According to the statement of the PET, the Danish security and intelligence service, the man “has close ties to the Somali terror organization al-Shabaab as well as to al-Qaeda leaders in East Africa.”

Danish newspaper Politiken reported, citing an unnamed intelligence source, that the attacker was also involved in an alleged plot against U.S. Secretary of State Hillary Clinton in Kenya, which she visited in August last year. The PET chief Jakob Scharf didn’t confirmed the link, but the statement said that the man is “suspected of having been involved in terror-related activities in East Africa.”

The controversial cartoon, one of twelve drawings published in the Danish newspaper Jyllands-Posten in 2005, outraged Muslims around the world. Islamic law prohibits depiction of the Prophet Mohammad, the founder of the Islamic religion, for fear that it could lead to idolatry.

After several other newspapers also published the caricatures as a gesture of solidarity, more than 50 people died in riots in the Middle East, Africa, and Asia. In Muslim countries, boycotts of Danish goods were called for, and three Danish Embassies were attacked.

Since February 2008, the cartoonist has been placed under around-the-clock police surveillance, after PET arrested three Muslims, charged with planning to assassinate Mr.

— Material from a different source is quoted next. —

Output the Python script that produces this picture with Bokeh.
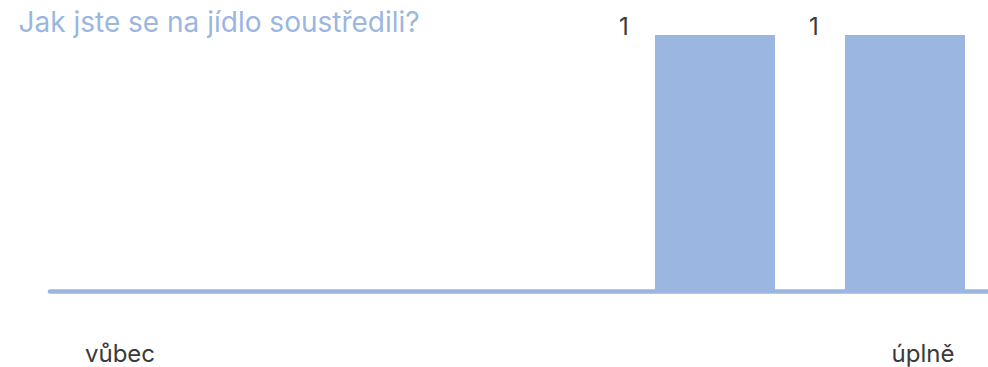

Westergaard.

The 74-old-year Danish cartoonist said in an October interview with the National Post newspaper that one intention behind his drawing such a caricature was to test if Muslim immigrants respected Western values. “As I see it, many of the immigrants who came to Denmark, they had nothing. We gave them everything—money, apartments, their own schools, free university, health care. In return, we asked one thing—respect for democratic values, including free speech. Do they agree? This is my simple test.”

Mr. Westergaard also received the Sappho Award in 2008 from the Free Press Society in Denmark, given to a journalist who “combines excellence in his work with courage and a refusal to compromise.”